▶ EXERCISE AIM:
Copy nothing but the lines from the one containing "Convert this chart to Plotly code." through the last line of the records, repeated exactly and without pictures.

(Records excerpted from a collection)

>> BEGIN

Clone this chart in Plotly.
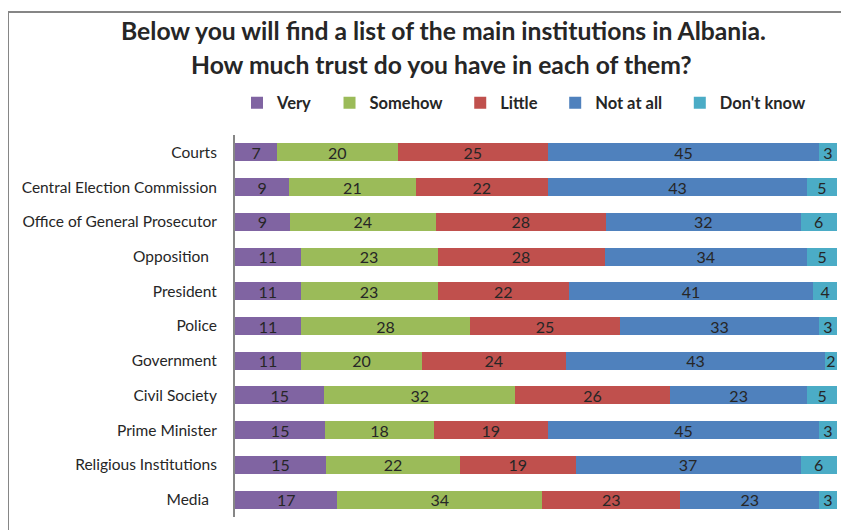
import plotly.graph_objects as go

categories = ["Courts", "Central Election Commission", "Office of General Prosecutor",
              "Opposition\u00a0\u00a0", "President", "Police", "Government", "Civil Society",
              "Prime Minister", "Religious Institutions", "Media\u00a0\u00a0"]
very = [7, 9, 9, 11, 11, 11, 11, 15, 15, 15, 17]
somehow = [20, 21, 24, 23, 23, 28, 20, 32, 18, 22, 34]
little = [25, 22, 28, 28, 22, 25, 24, 26, 19, 19, 23]
not_at_all = [45, 43, 32, 34, 41, 33, 43, 23, 45, 37, 23]
dont_know = [3, 5, 6, 5, 4, 3, 2, 5, 3, 6, 3]

series = [("Very", very, "#8064A2"), ("Somehow", somehow, "#9BBB59"),
          ("Little", little, "#C0504D"), ("Not at all", not_at_all, "#4F81BD"),
          ("Don't know", dont_know, "#4BACC6")]

FONT = "Lato"
OFF = 8  # page body margin
W, H = 849, 530
L, R, T, B = 235 - OFF, 12 + OFF, 135 - OFF, 13 + OFF
PAD = "\u00a0" * 3
fig = go.Figure()
for i, (name, vals, color) in enumerate(series):
    label = "<b>" + name + "</b>" + (PAD if i < len(series) - 1 else "")
    fig.add_trace(go.Bar(
        y=categories, x=vals, name=label, orientation="h",
        marker=dict(color=color, line=dict(width=0)),
        text=vals, texttemplate="%{text}", textposition="inside",
        insidetextanchor="middle", textangle=0,
        textfont=dict(family=FONT, size=16, color="#262626"),
        constraintext="none",
    ))

pw = W - L - R
ph = H - T - B
fig.update_layout(
    barmode="stack", barnorm="percent", bargap=0.48,
    width=W, height=H,
    margin=dict(l=L, r=R, t=T, b=B, autoexpand=False),
    paper_bgcolor="white", plot_bgcolor="white",
    showlegend=True,
    legend=dict(orientation="h", xref="container", yref="container",
                x=(237 - OFF) / W, xanchor="left", y=1 - (103 - OFF) / H, yanchor="middle",
                font=dict(family=FONT, size=16.5, color="#262626"),
                traceorder="normal", itemclick=False, itemwidth=30,
                bgcolor="rgba(0,0,0,0)"),
    uniformtext=dict(mode=False),
    font=dict(family=FONT),
)
fig.add_annotation(text="<b>Below you will find a list of the main institutions in Albania.</b>",
                   xref="paper", yref="paper", x=(443 - OFF - L) / pw, y=1 + (T - (30 - OFF)) / ph,
                   xanchor="center", yanchor="middle", showarrow=False,
                   font=dict(family=FONT, size=24.7, color="#262626"))
fig.add_annotation(text="<b>How much trust do you have in each of them?</b>",
                   xref="paper", yref="paper", x=(441 - OFF - L) / pw, y=1 + (T - (65 - OFF)) / ph,
                   xanchor="center", yanchor="middle", showarrow=False,
                   font=dict(family=FONT, size=24.7, color="#262626"))
fig.update_xaxes(visible=False, range=[0, 100], fixedrange=True, automargin=False)
fig.update_yaxes(autorange="reversed", showline=True, linecolor="#868686", linewidth=2,
                 ticks="", showgrid=False, ticklabelstandoff=13, automargin=False,
                 tickfont=dict(family=FONT, size=15.5, color="#262626"))
fig.add_shape(type="rect", xref="paper", yref="paper",
              x0=(8 - OFF - L) / pw, x1=1.2, y0=-0.2, y1=1 + (T - (12 - OFF)) / ph,
              line=dict(color="#868686", width=2), fillcolor="rgba(0,0,0,0)", layer="below")
fig.write_html("out.html", config={"displayModeBar": False})
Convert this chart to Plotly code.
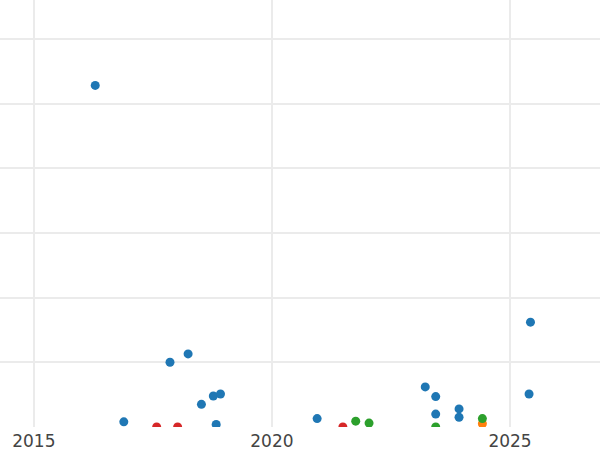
import plotly.graph_objects as go

# Series data (year, value)
blue_x = [2016.29, 2016.89, 2017.86, 2018.24, 2018.52, 2018.77, 2018.92, 2018.83,
          2020.95, 2023.22, 2023.44, 2023.44, 2023.93, 2023.93, 2025.43, 2025.40]
blue_y = [52.8, 0.8, 10.0, 11.3, 3.5, 4.8, 5.1, 0.4,
          1.3, 6.2, 4.7, 2.0, 2.8, 1.5, 16.2, 5.1]

orange_x = [2024.42]
orange_y = [0.5]

green_x = [2021.76, 2022.04, 2023.44, 2024.42]
green_y = [0.9, 0.6, 0.0, 1.3]

red_x = [2017.58, 2018.02, 2021.49]
red_y = [0.0, 0.0, 0.0]

x_ticks = [2015, 2020, 2025]
x_tick_labels = ["2015", "2020", "2025"]

series = [
    ("blue", blue_x, blue_y, "#1f77b4"),
    ("orange", orange_x, orange_y, "#ff7f0e"),
    ("green", green_x, green_y, "#2ca02c"),
    ("red", red_x, red_y, "#d62728"),
]

fig = go.Figure()
for name, xs, ys, color in series:
    fig.add_trace(go.Scatter(x=xs, y=ys, mode="markers", name=name,
                             marker=dict(color=color, size=9, line=dict(width=0))))

fig.update_layout(
    width=600, height=450,
    margin=dict(l=0, r=0, t=0, b=23),
    paper_bgcolor="white", plot_bgcolor="white",
    showlegend=False,
    font=dict(family="DejaVu Sans", size=17, color="#444444"),
)
fig.update_xaxes(range=[2014.29, 2026.89], tickvals=x_ticks, ticktext=x_tick_labels,
                 showgrid=True, gridcolor="#ebebeb", gridwidth=2,
                 zeroline=False, showline=False, ticks="", ticklen=0,
                 ticklabelstandoff=2)
fig.update_yaxes(range=[0, 66], dtick=10, showticklabels=False,
                 showgrid=True, gridcolor="#ebebeb", gridwidth=1.5,
                 zeroline=False, showline=False, ticks="")

fig.write_html("out.html", config={"displayModeBar": False},
               post_script="document.body.style.margin='0';document.body.style.padding='0';")
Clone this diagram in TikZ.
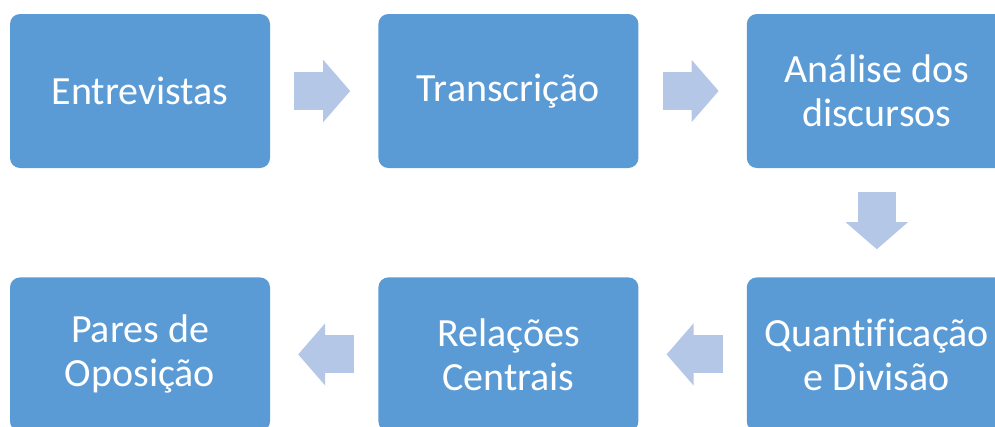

>> END

▶ TASK SOLUTION:
Convert this chart to Plotly code.
import plotly.graph_objects as go

# Series data (year, value)
blue_x = [2016.29, 2016.89, 2017.86, 2018.24, 2018.52, 2018.77, 2018.92, 2018.83,
          2020.95, 2023.22, 2023.44, 2023.44, 2023.93, 2023.93, 2025.43, 2025.40]
blue_y = [52.8, 0.8, 10.0, 11.3, 3.5, 4.8, 5.1, 0.4,
          1.3, 6.2, 4.7, 2.0, 2.8, 1.5, 16.2, 5.1]

orange_x = [2024.42]
orange_y = [0.5]

green_x = [2021.76, 2022.04, 2023.44, 2024.42]
green_y = [0.9, 0.6, 0.0, 1.3]

red_x = [2017.58, 2018.02, 2021.49]
red_y = [0.0, 0.0, 0.0]

x_ticks = [2015, 2020, 2025]
x_tick_labels = ["2015", "2020", "2025"]

series = [
    ("blue", blue_x, blue_y, "#1f77b4"),
    ("orange", orange_x, orange_y, "#ff7f0e"),
    ("green", green_x, green_y, "#2ca02c"),
    ("red", red_x, red_y, "#d62728"),
]

fig = go.Figure()
for name, xs, ys, color in series:
    fig.add_trace(go.Scatter(x=xs, y=ys, mode="markers", name=name,
                             marker=dict(color=color, size=9, line=dict(width=0))))

fig.update_layout(
    width=600, height=450,
    margin=dict(l=0, r=0, t=0, b=23),
    paper_bgcolor="white", plot_bgcolor="white",
    showlegend=False,
    font=dict(family="DejaVu Sans", size=17, color="#444444"),
)
fig.update_xaxes(range=[2014.29, 2026.89], tickvals=x_ticks, ticktext=x_tick_labels,
                 showgrid=True, gridcolor="#ebebeb", gridwidth=2,
                 zeroline=False, showline=False, ticks="", ticklen=0,
                 ticklabelstandoff=2)
fig.update_yaxes(range=[0, 66], dtick=10, showticklabels=False,
                 showgrid=True, gridcolor="#ebebeb", gridwidth=1.5,
                 zeroline=False, showline=False, ticks="")

fig.write_html("out.html", config={"displayModeBar": False},
               post_script="document.body.style.margin='0';document.body.style.padding='0';")
Clone this diagram in TikZ.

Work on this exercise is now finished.